おお、もう昼2時も回ってることだし腹ごしらえといこう。辺りを見回すとありましたピッツェリア。せっかくのナポリなのだから『BRANDI』などの有名店に入ればいいものを、こだわりがないのが非グルメの楽なところ。『ナポリピッツァを喰って死ね』の名言どおり、モチモチした生地のマルゲリータを冷えたビッラで流し込む。
しかもこれには店員が1本分のビッラ代をつけ忘れていたという特典付き!路地のそこかしこにマリア像が置かれている信心深いナポリ。マリア様からの贈り物をありがたく頂戴しておく。
ナポリはよく治安の悪さが取り沙汰されるが、ショーウィンドウのガラスが割れたままになっているのを見るとあながち間違いではないと思ってしまう。それも一軒や二軒ではなく、また割られるからあえて直さない感丸出し。閉鎖された地下道へのシャッター前はゴミ溜めと化し、プップカ鳴らされるクラクションの大合唱で耳が痛い。

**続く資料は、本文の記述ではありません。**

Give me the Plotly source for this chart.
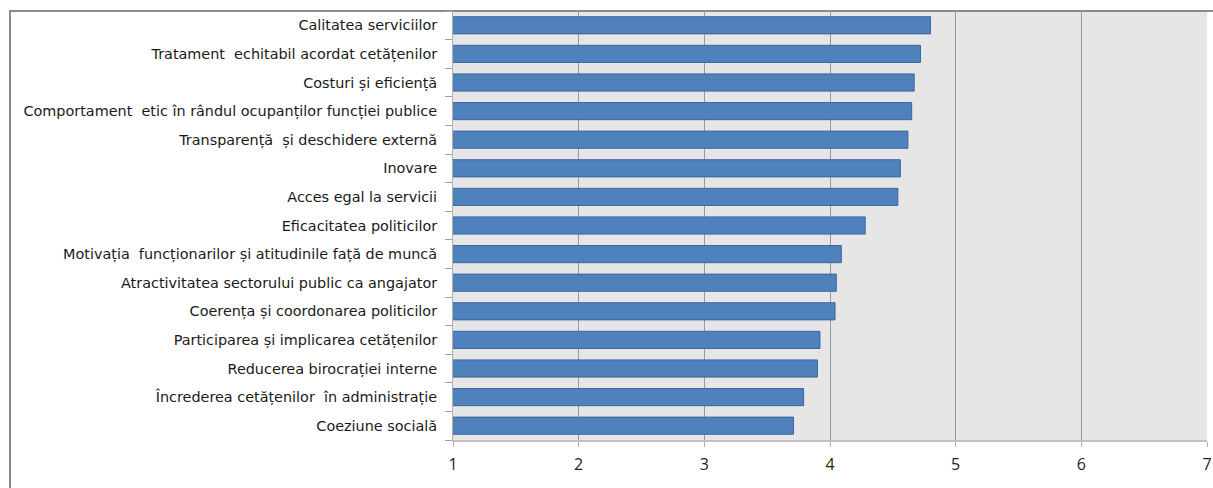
import plotly.graph_objects as go

categories = [
    "Calitatea serviciilor",
    "Tratament  echitabil acordat cetățenilor",
    "Costuri și eficiență",
    "Comportament  etic în rândul ocupanților funcției publice",
    "Transparență  și deschidere externă",
    "Inovare",
    "Acces egal la servicii",
    "Eficacitatea politicilor",
    "Motivația  funcționarilor și atitudinile față de muncă",
    "Atractivitatea sectorului public ca angajator",
    "Coerența și coordonarea politicilor",
    "Participarea și implicarea cetățenilor",
    "Reducerea birocrației interne",
    "Încrederea cetățenilor  în administrație",
    "Coeziune socială",
]
values = [4.80, 4.72, 4.67, 4.65, 4.62, 4.56, 4.54, 4.28, 4.09, 4.05, 4.04, 3.92, 3.90, 3.79, 3.71]
x_ticks = [1, 2, 3, 4, 5, 6, 7]

PLOT_W = 1213 - 453 - 6

fig = go.Figure()
fig.add_trace(go.Bar(
    y=categories,
    x=values,
    orientation="h",
    marker=dict(color="#4f81bd", line=dict(color="#3a679e", width=1)),
    width=0.6,
    hoverinfo="x+y",
))

fig.update_layout(
    width=1213,
    height=488,
    margin=dict(l=453, r=6, t=11, b=48, autoexpand=False),
    paper_bgcolor="white",
    plot_bgcolor="#e6e6e6",
    showlegend=False,
    xaxis=dict(
        range=[1, 7],
        tickvals=x_ticks,
        automargin=False,
        showgrid=True,
        gridcolor="#9a9a9a",
        gridwidth=1,
        zeroline=False,
        showline=True,
        linecolor="#c0c0c0",
        linewidth=2,
        ticks="outside",
        ticklen=5,
        tickcolor="#b0b0b0",
        ticklabelstandoff=4,
        tickfont=dict(family="Open Sans", size=16, color="#222222"),
        fixedrange=True,
    ),
    yaxis=dict(
        categoryorder="array",
        categoryarray=categories[::-1],
        autorange=False,
        range=[-0.5, len(categories) - 0.5],
        automargin=False,
        showgrid=False,
        showline=True,
        linecolor="#b0b0b0",
        linewidth=1,
        ticks="outside",
        tickson="boundaries",
        ticklen=7,
        tickcolor="#a0a0a0",
        ticklabelstandoff=12,
        tickfont=dict(family="DejaVu Sans", size=14.4, color="#1a1a1a"),
        fixedrange=True,
    ),
    shapes=[
        dict(
            type="rect", xref="paper", yref="paper",
            x0=(10 - 453) / PLOT_W, x1=(1230 - 453) / PLOT_W,
            y0=(440 - 520) / 429, y1=1.0,
            line=dict(color="#8a8a8a", width=2),
            fillcolor="rgba(0,0,0,0)",
            layer="below",
        )
    ],
)

fig.write_html("out.html")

歌で有名な『サンタ・ルチア』はそんな街のカオスからちょっと外れた、高級ホテルが整然と建ち並ぶ海辺である。目立つ石碑も特に見られず、なぜここが歌の題材となり極東の民まで知るヒットソングになったのか疑問だ。海に向かってじっと誰かを待ってるようなカステル・デローヴォ(卵城)は、これまた冬の閑散期だからか妙に寂しげ。城の屋上から海岸線の向こうまで見渡すと、明日もいい天気になりそうな明るい夕暮れ。

そのリストランテに入ったのは特に目ぼしい所もなく、駅に最も近い場所の一つだったからだ。
心くすぐるリストランテが見つからず、仕方なしに駅近のリストランテに入ると、我々の給仕を担当したのは日本語の流暢なカメリエーレであった。
発音もかなり上級で、「コンニチワ」だけで 「日本語チョト話セル」とのたまう外人とは違い、流れるように「モッツアレッラは水牛のフォルマッジョです」と説明しだした。ヴォンゴレ・ロッソも非常に美味しく、おかわりしたヴィーノ代を勘定し忘れていることを差し引いても安い。
ンマい食事を終え、宿に戻り快適な部屋で明日の作戦会議。そうですなぁ、明日は駅のオヤジも推していたポンペイへまいりましょう。明日もいっぱい歩くんでしょうなぁ。おやすみなさいカーニボン。